Und auf der anderen wächst die Wirtschaft nur noch schwach, sind die Einkommen und Vermögen einseitig verteilt, verfällt die Infrastruktur und das allgemeine Sicherheitsgefühl geht vor allem auch in einer geopolitisch fragil gewordenen Welt immer mehr verloren.

Schiffbruch mit keynesianischer Wirtschafts- und Finanzpolitik – nicht zum ersten Mal

Auf dieser Basis klingt es beinahe schon zynisch, wenn bekannte keynesianische Ökonomen wie Joseph Stiglitz, Paul Krugman oder die Zeitgenossen einschlägig ausgerichteter Wirtschaftsforschungsinstitute in Frankfurt, Berlin oder auch der Schweiz den «Neoliberalismus» für die Strukturkrise der westlichen Industriestaaten verantwortlich machen. In Wirklichkeit war es wohl eher der «real existierende Keynesianismus», der massgeblich zur Entstehung der enormen und langfristig nicht haltbaren Zustände beigetragen hat.

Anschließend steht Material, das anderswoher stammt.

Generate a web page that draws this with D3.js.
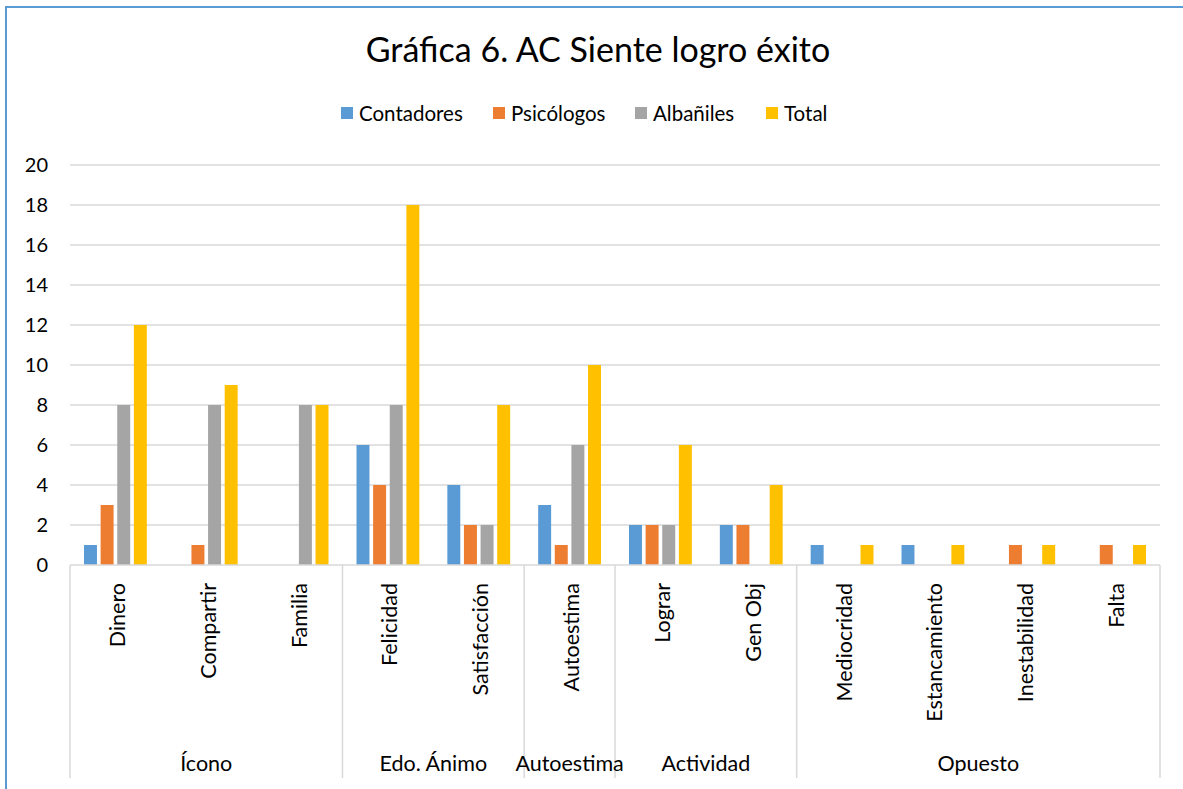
<!DOCTYPE html>
<html>
<head>
<meta charset="utf-8">
<script src="https://cdn.jsdelivr.net/npm/d3@7"></script>
<style>
  body { margin: 0; background: #fff; }
  text { font-family: Lato, "Open Sans", sans-serif; fill: #000; }
</style>
</head>
<body>
<div id="chart"></div>
<script>
// data
const categories = ["Dinero", "Compartir", "Familia", "Felicidad", "Satisfacción", "Autoestima",
  "Lograr", "Gen Obj", "Mediocridad", "Estancamiento", "Inestabilidad", "Falta"];
const groups = [
  { name: "Ícono", count: 3 },
  { name: "Edo. Ánimo", count: 2 },
  { name: "Autoestima", count: 1 },
  { name: "Actividad", count: 2 },
  { name: "Opuesto", count: 4 }
];
const seriesNames = ["Contadores", "Psicólogos", "Albañiles", "Total"];
const contadores = [1, 0, 0, 6, 4, 3, 2, 2, 1, 1, 0, 0];
const psicologos = [3, 1, 0, 4, 2, 1, 2, 2, 0, 0, 1, 1];
const albaniles  = [8, 8, 8, 8, 2, 6, 2, 0, 0, 0, 0, 0];
const total      = [12, 9, 8, 18, 8, 10, 6, 4, 1, 1, 1, 1];
const yTicks = [0, 2, 4, 6, 8, 10, 12, 14, 16, 18, 20];
const colors = ["#5B9BD5", "#ED7D31", "#A5A5A5", "#FFC000"];

const values = [contadores, psicologos, albaniles, total];
const table = categories.map((c, i) => ({ cat: c, vals: values.map(v => v[i]) }));

const W = 1183, H = 789;
const plot = { left: 70, right: 1160, top: 165, bottom: 565 };

const svg = d3.select("#chart").append("svg")
    .attr("width", W)
    .attr("height", H);

// chart frame (cut off at right and bottom like the original)
svg.append("rect")
    .attr("x", 6).attr("y", 7)
    .attr("width", W + 20).attr("height", H + 20)
    .attr("fill", "none")
    .attr("stroke", "#5B9BD5")
    .attr("stroke-width", 2);

// title
svg.append("text")
    .attr("x", 598).attr("y", 62)
    .attr("text-anchor", "middle")
    .style("font-size", "34px")
    .text("Gráfica 6. AC Siente logro éxito");

// scales
const x0 = d3.scaleBand()
    .domain(categories)
    .range([plot.left, plot.right]);

const x1 = d3.scaleBand()
    .domain(seriesNames)
    .range([14, x0.bandwidth() - 14])
    .paddingInner(0.22);

const y = d3.scaleLinear()
    .domain([0, 20])
    .range([plot.bottom, plot.top]);

const color = d3.scaleOrdinal().domain(seriesNames).range(colors);

// gridlines
svg.append("g")
    .selectAll("line")
    .data(yTicks.filter(d => d > 0))
    .enter().append("line")
    .attr("x1", plot.left).attr("x2", plot.right)
    .attr("y1", d => y(d)).attr("y2", d => y(d))
    .attr("stroke", "#d9d9d9")
    .attr("stroke-width", 1.5);

// y axis labels
const yAxis = svg.append("g")
    .attr("transform", `translate(${plot.left},0)`)
    .call(d3.axisLeft(y).tickValues(yTicks).tickSize(0).tickPadding(22));
yAxis.select(".domain").remove();
yAxis.selectAll("text")
    .style("font-size", "20px")
    .attr("fill", "#000");

// bars
const catG = svg.append("g")
    .selectAll("g")
    .data(table)
    .enter().append("g")
    .attr("transform", d => `translate(${x0(d.cat)},0)`);

catG.selectAll("rect")
    .data(d => d.vals.map((v, i) => ({ name: seriesNames[i], v })))
    .enter().append("rect")
    .filter(d => d.v > 0)
    .attr("x", d => x1(d.name))
    .attr("width", x1.bandwidth())
    .attr("y", d => y(d.v))
    .attr("height", d => y(0) - y(d.v))
    .attr("fill", d => color(d.name));

// category axis line
svg.append("line")
    .attr("x1", plot.left).attr("x2", plot.right)
    .attr("y1", plot.bottom).attr("y2", plot.bottom)
    .attr("stroke", "#d9d9d9")
    .attr("stroke-width", 1.5);

// category labels (rotated)
svg.append("g")
    .selectAll("text")
    .data(categories)
    .enter().append("text")
    .attr("transform", d => `translate(${x0(d) + x0.bandwidth() / 2 + 2},583) rotate(-90)`)
    .attr("text-anchor", "end")
    .attr("dy", "0.35em")
    .style("font-size", "21.5px")
    .text(d => d);

// group separators and labels
let start = 0;
const groupPos = groups.map(g => {
  const p = { name: g.name, x0: x0(categories[start]), x1: x0(categories[start + g.count - 1]) + x0.bandwidth() };
  start += g.count;
  return p;
});
const sepX = [plot.left].concat(groupPos.map(g => g.x1));

svg.append("g")
    .selectAll("line")
    .data(sepX)
    .enter().append("line")
    .attr("x1", d => d).attr("x2", d => d)
    .attr("y1", plot.bottom).attr("y2", 778)
    .attr("stroke", "#d9d9d9")
    .attr("stroke-width", 1.5);

svg.append("g")
    .selectAll("text")
    .data(groupPos)
    .enter().append("text")
    .attr("x", d => (d.x0 + d.x1) / 2)
    .attr("y", 771)
    .attr("text-anchor", "middle")
    .style("font-size", "21.5px")
    .text(d => d.name);

// legend
const legendX = [341, 493, 635, 766];
const legend = svg.append("g")
    .selectAll("g")
    .data(seriesNames)
    .enter().append("g")
    .attr("transform", (d, i) => `translate(${legendX[i]},107)`);

legend.append("rect")
    .attr("width", 12).attr("height", 12)
    .attr("fill", d => color(d));

legend.append("text")
    .attr("x", 18).attr("y", 14)
    .style("font-size", "20.5px")
    .text(d => d);
</script>
</body>
</html>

Mit der keynesianischen Wirtschafts- und Finanzpolitik hatten die westlichen Industrieländer zwar schon in den 1970er Jahren Schiffbruch erlitten, als die Stagflation jener Zeit ihre Grenzen aufzeigten. Dennoch lebte der keynesianische Anspruch, die Wirtschaftszyklen steuern zu können, bis in diese Tage uneingeschränkt fort. Nun aber schwächen die Konsequenzen in Form hoher Defizite, Schulden und enormer Strukturprobleme die Demokratie. Es sei denn, die etablierten Parteien schenken den Wählern reinen Wein ein: Der (soziale) Luxus der vergangenen Jahrzehnte ist nicht mehr finanzierbar.